Once a dispute over payment with the prime contractor has begun, what security does the subcontractor or supplier have that it will be paid for its work on the project? The two typical sources of security are bonds and construction liens. Although a construction lien can be filed on federal (or state) property, it is essentially worthless and cannot be foreclosed. Consequently, the improvement does not provide security for payment to a subcontractor or material supplier. For this reason, the Miller Act, (and Oregon's "little Miller Act"), require a bond for construction projects. But the Miller Act does not provide relief if the federal agency misclassifies a project as a contract not requiring a Miller Act bond, or otherwise fails to ensure that the prime contractor provides a bond for the project (unlike Oregon law which provides a remedy against the agency and the "officers authorizing the contract" if a bond is not secured when it should have been). If this is the case, an unpaid supplier or subcontractor may not have any security for payment for the materials supplied to, or work performed on, the project.

Until fairly recently, equitable liens were being asserted against the federal contracting agency that made such mistakes. An equitable lien is a claim against the agency that has control over the project funds. The party claiming an equitable lien requests an order from the court that payments be made directly to it out of the project funds. Some states have provisions under "stop notice" and "retainage lien" statutory schemes that yield a similar result.

Until a few years ago, federal courts were allowing material suppliers and subcontractors to assert equitable liens against the federal agency that issued the contract. However, in 1999 the United States Supreme Court overruled the lower federal courts and disallowed equitable liens in the so-called Blue Fox case. The Court determined that an equitable lien was a claim for damages, and because of the protections provided to the federal government under principles of sovereign immunity (the same protections that prevent government property lien foreclosures), equitable liens against the federal government are prohibited.

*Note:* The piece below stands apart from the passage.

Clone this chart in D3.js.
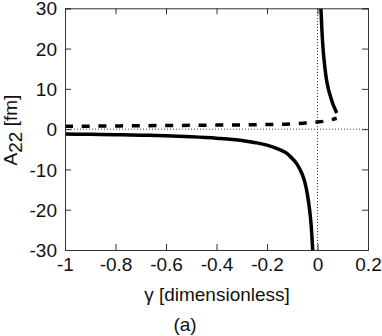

Accordingly, the Supreme Court put an end to equitable liens against the federal government.

So how do you protect yourself when you are providing materials and/or subcontracting to a prime contractor on a federal project? If you are providing a quote before the project bids, and you have an opportunity to inspect the bid package, carefully review it to see if a bond is required. If you don't have access to the entire bid package, call the Contracting Officer and ask him or her if a Miller Act bond is required on the project. If you are providing a quote after bid, you can make the same inquiries, or you can request a copy of the bond from the agency before providing a bid, or signing a contract. What you should not do is assume that a bond is in place — it may not be. Don't walk the high wire on a federal project without a safety net. It is a long fall.
This article is intended to inform the reader of general legal principles applicable to the subject area. It is not intended to provide legal advice regarding specific problems or circumstances. Readers should consult with competent counsel with regard to specific situations.